There is so much I know and if all these names I mentioned here deny anything...they are lying! I can open a big can of worms!

"Look for ALIU and ask him to tell you about the girl BLESSING that DORIS brought into their house that stayed for almost three years. Daniel sent her away from the house over four times and Doris kept bringing her back. Why? Nobody knows! Can never be explained! He NEVER WANTED THE GIRL IN THE HOUSE but she kept bringing her back. We know that at some point Daniel discovered that this girl was s3xually abusing Daniel's son DAVID! WHAT DID DORIS DO ABOUT IT???

"If all the parties involved think I am lying, let them confront me! Let them deny it! Daniel cannot deny it! Doris cannot Deny it! Aliu cannot deny it! They know the truth!! There is a girl called SUNMISOLA that used to visit the house some weekends then.
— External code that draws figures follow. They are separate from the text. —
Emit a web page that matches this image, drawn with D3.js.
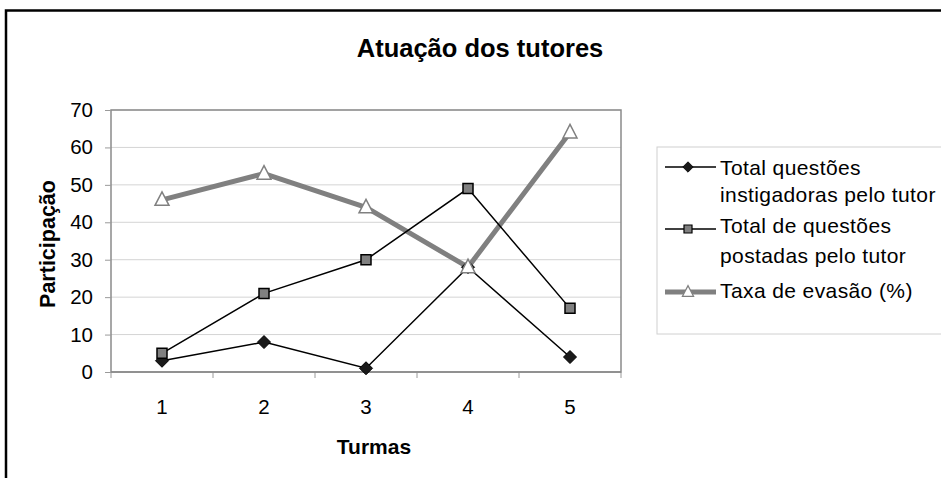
<!DOCTYPE html>
<html>
<head>
<meta charset="utf-8">
<script src="https://cdn.jsdelivr.net/npm/d3@7"></script>
<style>
  body { margin: 0; background: #fff; }
  svg { display: block; font-family: "Liberation Sans", Arial, sans-serif; }
</style>
</head>
<body>
<svg id="chart" width="941" height="478"></svg>
<script>
const categories = ["1", "2", "3", "4", "5"];
const instigadoras = [3, 8, 1, 28, 4];
const postadas = [5, 21, 30, 49, 17];
const evasao = [46, 53, 44, 28, 64];
const yTicks = [0, 10, 20, 30, 40, 50, 60, 70];
const seriesNames = [
  ["Total questões", "instigadoras pelo tutor"],
  ["Total de questões", "postadas pelo tutor"],
  ["Taxa de evasão (%)"]
];
const title = "Atuação dos tutores";
const xTitle = "Turmas";
const yTitle = "Participação";

const svg = d3.select("#chart");

// outer frame
svg.append("rect").attr("x", 6).attr("y", 10.5).attr("width", 950).attr("height", 480)
  .attr("fill", "#fff").attr("stroke", "#000").attr("stroke-width", 2.5);

const L = 111, R = 621, T = 110, B = 372;
const x = d3.scaleBand().domain(categories).range([L, R]).padding(0);
const y = d3.scaleLinear().domain([0, 70]).range([B, T]);

// gridlines
svg.append("g").selectAll("line").data(yTicks.filter(d => d > 0)).join("line")
  .attr("x1", L).attr("x2", R).attr("y1", d => y(d)).attr("y2", d => y(d))
  .attr("stroke", "#d4d4d4").attr("stroke-width", 1);

// plot border
svg.append("rect").attr("x", L).attr("y", T).attr("width", R - L).attr("height", B - T)
  .attr("fill", "none").attr("stroke", "#8a8a8a").attr("stroke-width", 1.5);

// y axis
const yAxis = d3.axisLeft(y).tickValues(yTicks).tickSize(6).tickPadding(12);
const gy = svg.append("g").attr("transform", `translate(${L},0)`).call(yAxis);
gy.select(".domain").remove();
gy.selectAll(".tick line").attr("stroke", "#9a9a9a");
gy.selectAll(".tick text").attr("font-size", 20.5).attr("fill", "#000")
  .attr("font-family", "Liberation Sans, Arial, sans-serif");

// x axis
const xAxis = d3.axisBottom(x).tickSize(0).tickPadding(0);
const gx = svg.append("g").attr("transform", `translate(0,${B})`).call(xAxis);
gx.select(".domain").remove();
gx.selectAll(".tick text").attr("font-size", 20.5).attr("fill", "#000")
  .attr("font-family", "Liberation Sans, Arial, sans-serif")
  .attr("dy", null).attr("y", 42);
// category boundary ticks
const bounds = categories.map(c => x(c)).concat([R]);
svg.append("g").selectAll("line").data(bounds).join("line")
  .attr("x1", d => d).attr("x2", d => d).attr("y1", B).attr("y2", B + 6)
  .attr("stroke", "#9a9a9a");
svg.append("line").attr("x1", L).attr("x2", R).attr("y1", B).attr("y2", B)
  .attr("stroke", "#8a8a8a").attr("stroke-width", 1.5);

const cx = c => x(c) + x.bandwidth() / 2;
const line = d3.line().x((d, i) => cx(categories[i])).y(d => y(d));

// series lines
svg.append("path").datum(evasao).attr("d", line).attr("fill", "none")
  .attr("stroke", "#808080").attr("stroke-width", 5).attr("stroke-linejoin", "round");
svg.append("path").datum(postadas).attr("d", line).attr("fill", "none")
  .attr("stroke", "#000").attr("stroke-width", 1.5);
svg.append("path").datum(instigadoras).attr("d", line).attr("fill", "none")
  .attr("stroke", "#000").attr("stroke-width", 1.5);

const diamond = "M0,-6.5L6.5,0L0,6.5L-6.5,0Z";
const square = "M-5,-5H5V5H-5Z";
const triangle = "M0,-8L7,5.5L-7,5.5Z";

function markers(data, path, fill, stroke, sw) {
  svg.append("g").selectAll("path").data(data).join("path")
    .attr("d", path)
    .attr("transform", (d, i) => `translate(${cx(categories[i])},${y(d)})`)
    .attr("fill", fill).attr("stroke", stroke).attr("stroke-width", sw);
}
markers(instigadoras, diamond, "#1a1a1a", "#000", 1);
markers(postadas, square, "#808080", "#000", 1.5);
markers(evasao, triangle, "#fff", "#808080", 1.5);

// title
svg.append("text").attr("x", 480).attr("y", 57).attr("text-anchor", "middle")
  .attr("font-size", 25.5).attr("font-weight", "bold").text(title);
svg.append("text").attr("x", 374).attr("y", 454).attr("text-anchor", "middle")
  .attr("font-size", 21).attr("font-weight", "bold").text(xTitle);
svg.append("text").attr("transform", "translate(55,244) rotate(-90)").attr("text-anchor", "middle")
  .attr("font-size", 21.5).attr("font-weight", "bold").text(yTitle);

// legend
svg.append("rect").attr("x", 657).attr("y", 147).attr("width", 300).attr("height", 187)
  .attr("fill", "#fff").attr("stroke", "#d0d0d0").attr("stroke-width", 1);
const legY = [167, 229, 292];
const legBase = [[175, 202], [233, 263], [298]];
const legStyles = [
  {stroke: "#000", sw: 1.5, path: diamond, fill: "#1a1a1a", ms: "#000", msw: 1},
  {stroke: "#000", sw: 1.5, path: square, fill: "#808080", ms: "#000", msw: 1.5},
  {stroke: "#808080", sw: 5, path: triangle, fill: "#fff", ms: "#808080", msw: 1.5}
];
seriesNames.forEach((names, i) => {
  const s = legStyles[i];
  const g = svg.append("g");
  g.append("line").attr("x1", 665).attr("x2", 716).attr("y1", legY[i]).attr("y2", legY[i])
    .attr("stroke", s.stroke).attr("stroke-width", s.sw);
  g.append("path").attr("d", s.path).attr("transform", `translate(688,${legY[i]}) scale(0.8)`)
    .attr("fill", s.fill).attr("stroke", s.ms).attr("stroke-width", s.msw);
  names.forEach((t, j) => {
    g.append("text").attr("x", 720).attr("y", legBase[i][j]).attr("font-size", 21)
      .attr("letter-spacing", 0.4).text(t);
  });
});
</script>
</body>
</html>
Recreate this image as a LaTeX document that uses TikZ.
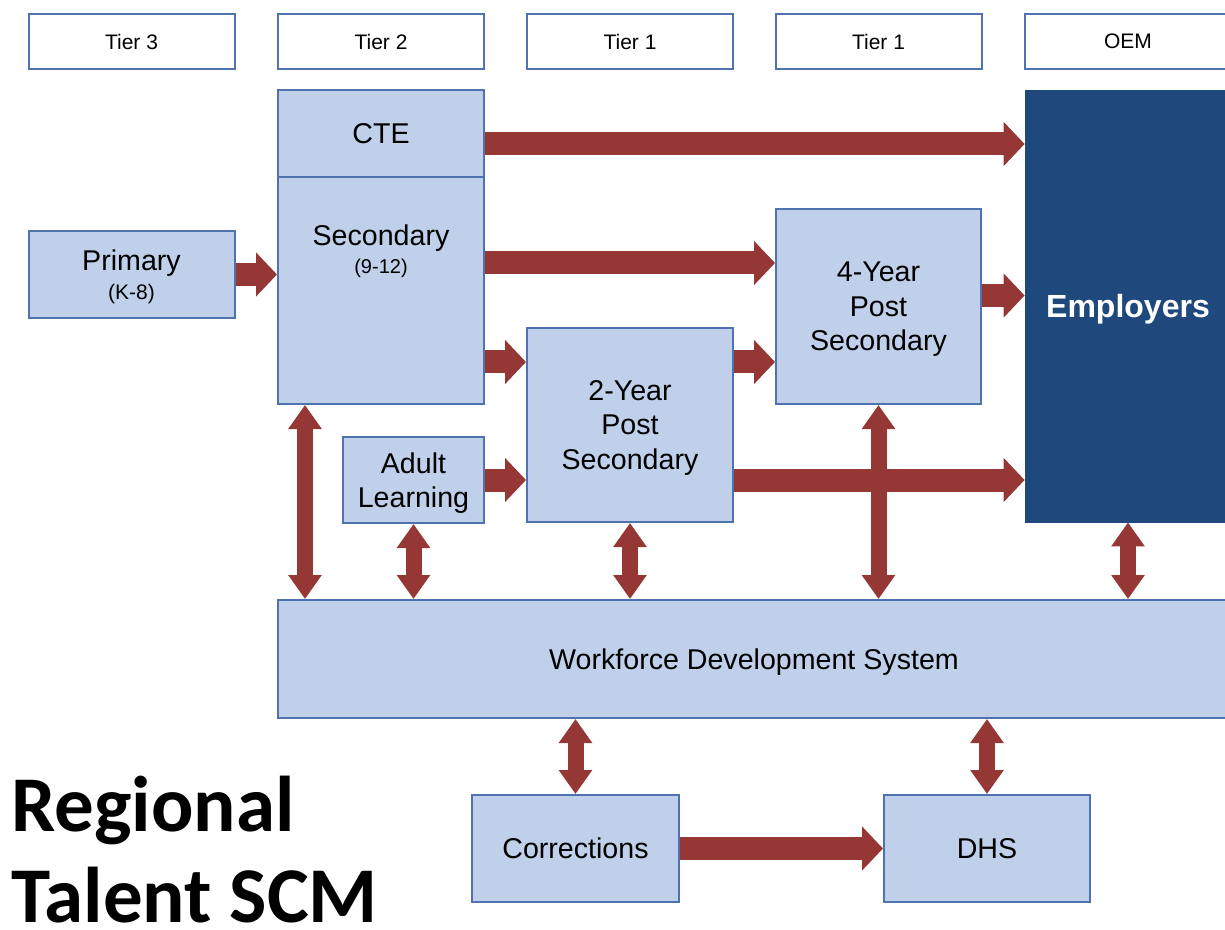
\documentclass[tikz,border=0pt]{standalone}
\usepackage{fontspec}
\setmainfont{Liberation Sans}
\newfontfamily\titlefont{Carlito}
\usetikzlibrary{positioning}
\usetikzlibrary{arrows.meta}
\usetikzlibrary{calc}

\definecolor{boxfill}{RGB}{192,208,235}
\definecolor{boxline}{RGB}{79,115,174}
\definecolor{flowred}{RGB}{149,55,53}
\definecolor{empblue}{RGB}{31,73,125}

\begin{document}
\begin{tikzpicture}[x=0.5pt, y=-0.5pt,
  tier/.style={draw=boxline, line width=1pt, fill=white, minimum width=103pt, minimum height=27.5pt, inner sep=0pt, font=\fontsize{10.5}{12}\selectfont},
  unit/.style={draw=boxline, line width=1pt, fill=boxfill, inner sep=0pt, align=center, text depth=0pt, font=\fontsize{14.3}{17.3}\selectfont},
  flow/.style={draw=flowred, line width=11.5pt, -{Triangle[width=21.5pt,length=10.5pt]}},
  link/.style={draw=flowred, line width=8pt, {Triangle[width=16pt,length=12pt]}-{Triangle[width=16pt,length=12pt]}}]
  \useasboundingbox (0,0) rectangle (1225,930);
  \clip (0,0) rectangle (1225,930);

  % tier headings
  \node[tier] (tierthree) at (131.5,41.5) {Tier 3};
  \node[tier] (tiertwo) at (381,41.5) {Tier 2};
  \node[tier] (tieronea) at (630,41.5) {Tier 1};
  \node[tier] (tieroneb) at (878.5,41.5) {Tier 1};
  \node[tier] (oem) at (1128,41.5) {OEM};

  % schools
  \node[unit, minimum width=103pt, minimum height=43.5pt, font=\fontsize{14.3}{14.5}\selectfont] (primary) at (131.5,274.5) {Primary\\{\fontsize{10.5}{12}\selectfont (K-8)}};
  \node[unit, minimum width=103pt, minimum height=43.5pt] (cte) at (381,133.5) {CTE};
  \node[unit, minimum width=103pt, minimum height=113.5pt] (secondary) at (381,290.5) {};
  \node[align=center, anchor=north, inner sep=0pt, font=\fontsize{14.3}{14}\selectfont] (seclabel) at ($(secondary.north)+(0,48)$) {Secondary\\{\fontsize{10}{12}\selectfont (9-12)}};
  \node[unit, minimum width=70.5pt, minimum height=43pt] (adult) at (413.5,480) {Adult\\Learning};
  \node[unit, minimum width=103pt, minimum height=97pt] (twoyr) at (630,425) {2-Year\\Post\\Secondary};
  \node[unit, minimum width=102.5pt, minimum height=97.5pt] (fouryr) at (878.5,306.5) {4-Year\\Post\\Secondary};
  \node[draw=empblue, fill=empblue, minimum width=103pt, minimum height=216pt, text depth=0pt, text=white, font=\fontsize{16}{18}\selectfont\bfseries] (employers) at (1128,306) {Employers};

  \node[unit, minimum width=476pt, minimum height=59pt] (workforce) at (754,659) {Workforce Development System};
  \node[unit, minimum width=103.5pt, minimum height=53.5pt] (corrections) at (575.5,848.5) {Corrections};
  \node[unit, minimum width=103pt, minimum height=53.5pt] (dhs) at (987,848.5) {DHS};

  % one way flows
  \draw[flow] (primary.east) -- (primary.east -| secondary.west);
  \draw[flow] ($(cte.east)+(0,10.5)$) -- ($(cte.east -| employers.west)+(0,10.5)$);
  \draw[flow] ($(secondary.east)+(0,-27.5)$) -- ($(secondary.east -| fouryr.west)+(0,-27.5)$);
  \draw[flow] ($(secondary.east |- twoyr.west)+(0,-63)$) -- ($(twoyr.west)+(0,-63)$);
  \draw[flow] ($(twoyr.east)+(0,-63)$) -- ($(twoyr.east -| fouryr.west)+(0,-63)$);
  \draw[flow] (adult.east) -- (adult.east -| twoyr.west);
  \draw[flow] ($(fouryr.east)+(0,-11)$) -- ($(fouryr.east -| employers.west)+(0,-11)$);
  \draw[flow] (corrections.east) -- (corrections.east -| dhs.west);

  % links to the workforce system
  \draw[link] ($(secondary.south)+(-76,0)$) -- ($(secondary.south |- workforce.north)+(-76,0)$);
  \draw[link] (adult.south) -- (adult.south |- workforce.north);
  \draw[link] (twoyr.south) -- (twoyr.south |- workforce.north);
  \draw[link] (fouryr.south) -- (fouryr.south |- workforce.north);
  \draw[flow] ($(twoyr.east)+(0,55)$) -- ($(twoyr.east -| employers.west)+(0,55)$);
  \draw[link] (employers.south) -- (employers.south |- workforce.north);
  \draw[link] (corrections.north |- workforce.south) -- (corrections.north);
  \draw[link] (dhs.north |- workforce.south) -- (dhs.north);

  % title
  \node[anchor=base west, inner sep=0pt, font=\titlefont\bfseries\fontsize{39.5}{47}\selectfont] (titletop) at (11,831) {Regional};
  \node[anchor=base west, inner sep=0pt, font=\titlefont\bfseries\fontsize{39.5}{47}\selectfont] (titlebottom) at (11,922) {Talent SCM};
\end{tikzpicture}
\end{document}
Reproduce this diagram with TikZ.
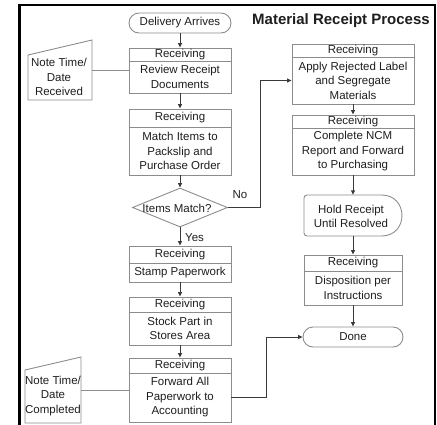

She was close to Doris...find out and ASK HER TOO!

"All I can say is that Daniel and Doris deceived EVERYONE for a long time about how good the marriage was even when everything was BITTER and SOUR! So those hating on Stella are really wasting their time because STELLA DAMASUS DID NOT RUIN DORIS' MARRIAGE. Daniel and Doris know what scattered them that led to their divorce in 2011. If any of them feel I'm lying, let them challenge me.